* START Listing *

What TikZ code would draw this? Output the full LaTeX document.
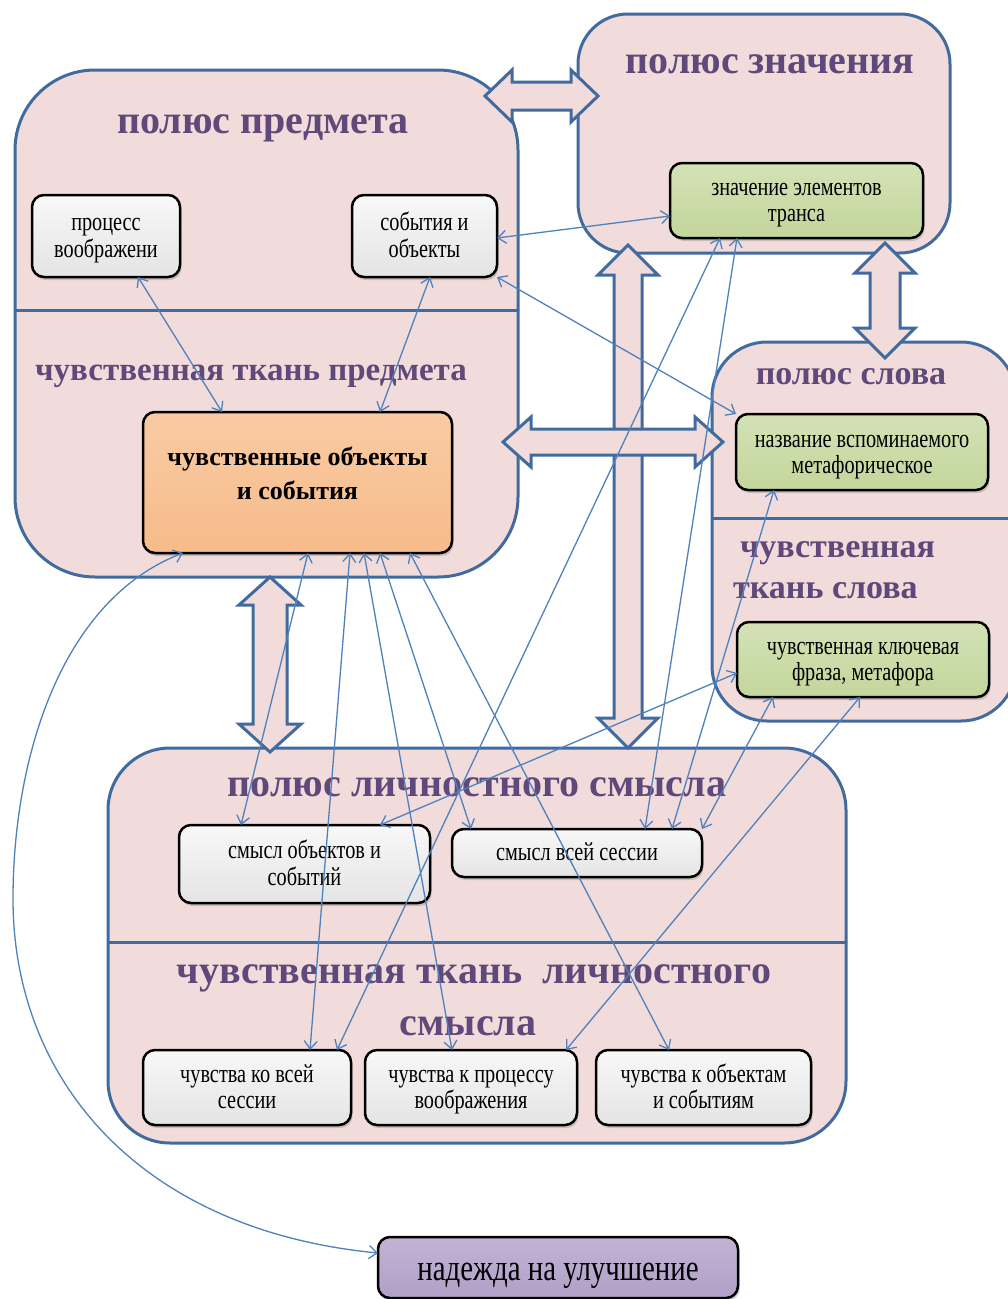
\documentclass[tikz,border=0pt]{standalone}
\usepackage{fontspec}
\setmainfont{Liberation Serif}
\newfontfamily\boxfont[FakeStretch=0.78]{Liberation Serif}
\usetikzlibrary{arrows.meta,shadows,calc}

\definecolor{panelfill}{HTML}{F2DCDB}
\definecolor{panelline}{HTML}{416B9E}
\definecolor{titlecol}{HTML}{5F497A}
\definecolor{linkcol}{HTML}{4F81BD}
\definecolor{greentop}{HTML}{D3E2B6}
\definecolor{greenbot}{HTML}{C3D69B}
\definecolor{orangetop}{HTML}{F9CBA3}
\definecolor{orangebot}{HTML}{F6BB8A}
\definecolor{purpletop}{HTML}{C2B3D4}
\definecolor{purplebot}{HTML}{B1A0C7}
\definecolor{greytop}{HTML}{F8F8F8}
\definecolor{greybot}{HTML}{E4E4E4}

\newcommand\vdblarrow[6]{\draw[blockarrow] (#1,#2) -- ({#1+#5},{#2+#4}) -- ({#1+#6},{#2+#4}) -- ({#1+#6},{#3-#4}) -- ({#1+#5},{#3-#4}) -- (#1,#3) -- ({#1-#5},{#3-#4}) -- ({#1-#6},{#3-#4}) -- ({#1-#6},{#2+#4}) -- ({#1-#5},{#2+#4}) -- cycle;}
\newcommand\hdblarrow[6]{\draw[blockarrow] (#2,#1) -- ({#2+#4},{#1-#5}) -- ({#2+#4},{#1-#6}) -- ({#3-#4},{#1-#6}) -- ({#3-#4},{#1-#5}) -- (#3,#1) -- ({#3-#4},{#1+#5}) -- ({#3-#4},{#1+#6}) -- ({#2+#4},{#1+#6}) -- ({#2+#4},{#1+#5}) -- cycle;}
\newcommand\twolines[2]{\begin{tabular}{@{}c@{}}\rule{0pt}{24pt}#1\\#2\end{tabular}}

\tikzset{
  panel/.style={draw=panelline, line width=3pt, fill=panelfill, inner sep=0pt, outer sep=0pt},
  divider/.style={draw=panelline, line width=3pt},
  blockarrow/.style={draw=panelline, line width=3pt, fill=panelfill, line join=miter},
  title/.style={text=titlecol, font=\fontsize{40}{40}\selectfont\bfseries, inner sep=0pt, anchor=base},
  subtitle/.style={title, font=\fontsize{34}{34}\selectfont\bfseries},
  box/.style={draw=black, line width=2.5pt, rounded corners=12pt, inner sep=0pt, outer sep=0pt,
    font=\boxfont\fontsize{26}{26}\selectfont,
    drop shadow={opacity=0.35, shadow xshift=1.5pt, shadow yshift=-3pt}},
  greybox/.style={box, top color=greytop, bottom color=greybot},
  greenbox/.style={box, top color=greentop, bottom color=greenbot},
  orangebox/.style={box, top color=orangetop, bottom color=orangebot, font=\fontsize{26}{34}\selectfont\bfseries,
    align=center, execute at begin node=\strut, execute at end node={\rule[-18pt]{0pt}{1pt}}},
  purplebox/.style={box, top color=purpletop, bottom color=purplebot, font=\boxfont\fontsize{37}{37}\selectfont},
  conn/.style={draw=linkcol, line width=1.3pt, {Straight Barb[length=8pt,width=13pt]}-{Straight Barb[length=8pt,width=13pt]}}
}

\begin{document}
\begin{tikzpicture}[x=1pt, y=-1pt]
\useasboundingbox (0,0) rectangle (1008,1299);
\fill[white] (0,0) rectangle (1008,1299);

% panels
\node[panel, rounded corners=80pt, minimum width=503pt, minimum height=507pt] (pPred) at (266.5,323.5) {};
\node[panel, rounded corners=50pt, minimum width=372pt, minimum height=239pt] (pZnach) at (764,133.5) {};
\node[panel, rounded corners=55pt, minimum width=304pt, minimum height=379pt] (pSlova) at (864,531.5) {};
\node[panel, rounded corners=62pt, minimum width=738pt, minimum height=395pt] (pLich) at (477,945.5) {};

% dividers
\coordinate (dPred) at (0,310);
\coordinate (dSlova) at (0,518);
\coordinate (dLich) at (0,942);
\draw[divider] (pPred.west |- dPred) -- (pPred.east |- dPred);
\draw[divider] (pSlova.west |- dSlova) -- (pSlova.east |- dSlova);
\draw[divider] (pLich.west |- dLich) -- (pLich.east |- dLich);

% titles
\node[title] (tPred) at (263,133) {полюс предмета};
\node[subtitle, font=\fontsize{33}{33}\selectfont\bfseries] (tPredS) at (251,380) {чувственная ткань предмета};
\node[title] (tZnach) at (770,73) {полюс значения};
\node[subtitle] (tSlova) at (851,384) {полюс слова};
\node[subtitle, anchor=base west] (tSlovaS1) at (740,557) {чувственная};
\node[subtitle, anchor=base west] (tSlovaS2) at (733,598) {ткань слова};
\node[title] (tLich) at (477,796) {полюс личностного смысла};
\node[title] (tLichS1) at (474,983) {чувственная ткань\ \ личностного};
\node[title] (tLichS2) at (468,1035) {смысла};

% block arrows
\hdblarrow{96}{485}{598}{27}{26}{14}
\vdblarrow{628}{245}{748}{30}{30}{14}
\vdblarrow{885}{243}{358}{30}{30}{15}
\vdblarrow{270}{577}{752}{28}{31}{17}
\hdblarrow{442}{503}{723}{28}{25}{13}

% boxes
\node[greybox, minimum width=148pt, minimum height=82pt] (proc) at (106,236) {\twolines{процесс}{воображени}};
\node[greybox, minimum width=145pt, minimum height=82pt] (sob) at (424.5,236) {\twolines{события и}{объекты}};
\node[orangebox, minimum width=309pt, minimum height=141pt] (orange) at (297.5,482.5) {чувственные объекты\\и события};
\node[greenbox, minimum width=253pt, minimum height=75pt] (znachEl) at (796.5,200.5) {\twolines{значение элементов}{транса}};
\node[greenbox, minimum width=252pt, minimum height=76pt] (nazv) at (862,452) {\twolines{название вспоминаемого}{метафорическое}};
\node[greenbox, minimum width=252pt, minimum height=75pt] (klyuch) at (863,659.5) {\twolines{чувственная ключевая}{фраза, метафора}};
\node[greybox, minimum width=251pt, minimum height=78pt] (smObj) at (304.5,864) {\twolines{смысл объектов и}{событий}};
\node[greybox, minimum width=250pt, minimum height=48pt, execute at begin node={\rule{0pt}{22pt}}, execute at end node=\strut] (smVsei) at (577,853) {смысл всей сессии};
\node[greybox, minimum width=208pt, minimum height=75pt] (chKo) at (247,1087.5) {\twolines{чувства ко всей}{сессии}};
\node[greybox, minimum width=212pt, minimum height=75pt] (chProc) at (471,1087.5) {\twolines{чувства к процессу}{воображения}};
\node[greybox, minimum width=215pt, minimum height=75pt] (chObj) at (703.5,1087.5) {\twolines{чувства к объектам}{и событиям}};
\node[purplebox, minimum width=360pt, minimum height=61pt, execute at begin node={\rule{0pt}{38pt}}, execute at end node=\strut] (hope) at (558,1267.5) {надежда на улучшение};

% connectors
\draw[conn] (proc.south -| 138,0) -- (orange.north -| 222,0);
\draw[conn] (sob.south -| 430,0) -- (orange.north -| 380,0);
\draw[conn] (sob.east |- 0,238) -- (znachEl.west |- 0,216);
\draw[conn] (sob.south east) -- (nazv.north west);
\draw[conn] (orange.south -| 183,0) .. controls (60,600) and (13,760) .. (13,899)
   .. controls (13,1080) and (140,1230) .. (hope.west |- 0,1253);
\draw[conn] (orange.south -| 308,0) -- (smObj.north -| 241,0);
\draw[conn] (orange.south -| 350,0) -- (chKo.north -| 310,0);
\draw[conn] (orange.south -| 364,0) -- (chProc.north -| 452,0);
\draw[conn] (orange.south -| 380,0) -- (smVsei.north -| 471,0);
\draw[conn] (orange.south -| 410,0) -- (chObj.north -| 669,0);
\draw[conn] (znachEl.south -| 720,0) -- (chKo.north -| 337,0);
\draw[conn] (znachEl.south -| 737,0) -- (smVsei.north -| 645,0);
\draw[conn] (nazv.south -| 774,0) -- (smVsei.north -| 672,0);
\draw[conn] (klyuch.south -| 773,0) -- (smVsei.north east);
\draw[conn] (klyuch.west |- 0,673) -- (smObj.north -| 380,0);
\draw[conn] (klyuch.south -| 860,0) -- (chProc.north -| 566,0);
\end{tikzpicture}
\end{document}
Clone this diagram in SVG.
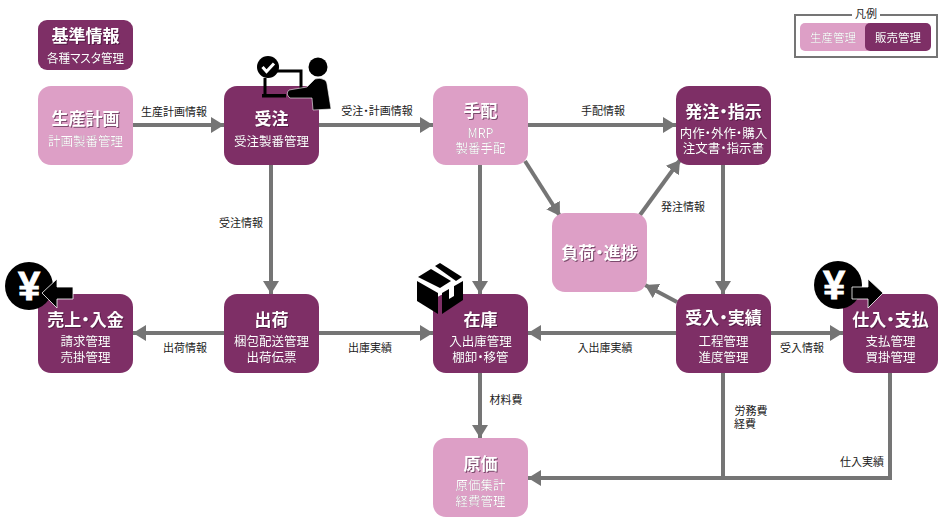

* END Listing *

Above are records; say how many of their lines contain the word "this", giving only the number.

2